* [Data]:
= = =
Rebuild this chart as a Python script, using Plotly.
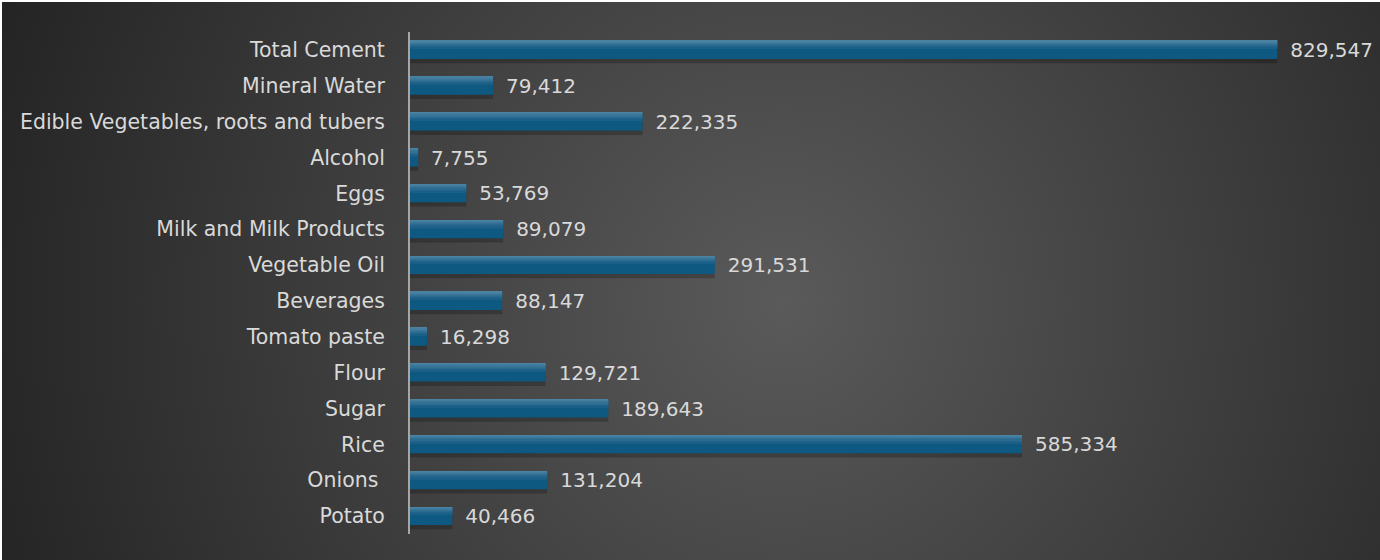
import base64
import plotly.graph_objects as go

categories = ["Total Cement", "Mineral Water", "Edible Vegetables, roots and tubers", "Alcohol",
              "Eggs", "Milk and Milk Products", "Vegetable Oil", "Beverages", "Tomato paste",
              "Flour", "Sugar", "Rice", "Onions ", "Potato"]
values = [829547, 79412, 222335, 7755, 53769, 89079, 291531, 88147, 16298,
          129721, 189643, 585334, 131204, 40466]

W, H = 1380, 560
L, R, T, B = 408, 31, 30, 28
pw = W - L - R
ph = H - T - B
FONT = "DejaVu Sans"

svg = f'''<svg xmlns="http://www.w3.org/2000/svg" width="{W}" height="{H}">
<defs><radialGradient id="g" gradientUnits="userSpaceOnUse" cx="780" cy="300" r="820">
<stop offset="0%" stop-color="#5a5a5a"/><stop offset="100%" stop-color="#252525"/></radialGradient></defs>
<rect width="{W}" height="{H}" fill="url(#g)"/></svg>'''
src = "data:image/svg+xml;base64," + base64.b64encode(svg.encode()).decode()

fig = go.Figure()
bw = 0.5
# soft shadow
fig.add_trace(go.Bar(y=categories, x=values, orientation="h", width=bw + 0.08, offset=-bw / 2 + 0.04,
                     marker=dict(color="rgba(0,0,0,0.22)", line=dict(width=0)), hoverinfo="skip"))
# main bar
fig.add_trace(go.Bar(y=categories, x=values, orientation="h", width=bw, offset=-bw / 2,
                     marker=dict(color="#0d5981", line=dict(width=0)),
                     texttemplate="\u2002%{x:,}", textposition="outside", constraintext="none",
                     textfont=dict(size=20, color="#d9d9d9", family=FONT),
                     cliponaxis=False))
# gradient highlight strips (lighter top edge)
strips = ["#4b82a2", "#437d9f", "#3a7699", "#327094", "#2a6a8f", "#22648b", "#1a5f87"]
sw = 0.032
for k, c in enumerate(strips):
    fig.add_trace(go.Bar(y=categories, x=values, orientation="h", width=sw, offset=-bw / 2 + k * sw,
                         marker=dict(color=c, line=dict(width=0)), hoverinfo="skip"))

fig.update_layout(
    width=W, height=H, barmode="overlay", showlegend=False,
    margin=dict(l=L, r=R, t=T, b=B),
    paper_bgcolor="#2b2b2b", plot_bgcolor="rgba(0,0,0,0)",
    images=[dict(source=src, xref="paper", yref="paper", x=-L / pw, y=1 + T / ph,
                 sizex=W / pw, sizey=H / ph, sizing="stretch", layer="below",
                 xanchor="left", yanchor="top")],
    xaxis=dict(range=[0, 900000], visible=False, showgrid=False, zeroline=False),
    yaxis=dict(categoryorder="array", categoryarray=categories, autorange="reversed",
               showline=True, linecolor="#a6a6a6", linewidth=2, showgrid=False,
               ticks="", ticklabelstandoff=19,
               tickfont=dict(size=20.5, color="#d9d9d9", family=FONT)),
    font=dict(family=FONT),
)
fig.write_html("out.html",
               post_script="document.body.style.margin='2px 0 0 2px';document.body.style.overflow='hidden';")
= = =
* [Description of the task]:
Go from the first line of the listing to the line holding "129721, 189643, 585334, 131204, 40466]" and, please, transcribe those lines exactly, both included, with no pictures.

* [Reply]:
Rebuild this chart as a Python script, using Plotly.
import base64
import plotly.graph_objects as go

categories = ["Total Cement", "Mineral Water", "Edible Vegetables, roots and tubers", "Alcohol",
              "Eggs", "Milk and Milk Products", "Vegetable Oil", "Beverages", "Tomato paste",
              "Flour", "Sugar", "Rice", "Onions ", "Potato"]
values = [829547, 79412, 222335, 7755, 53769, 89079, 291531, 88147, 16298,
          129721, 189643, 585334, 131204, 40466]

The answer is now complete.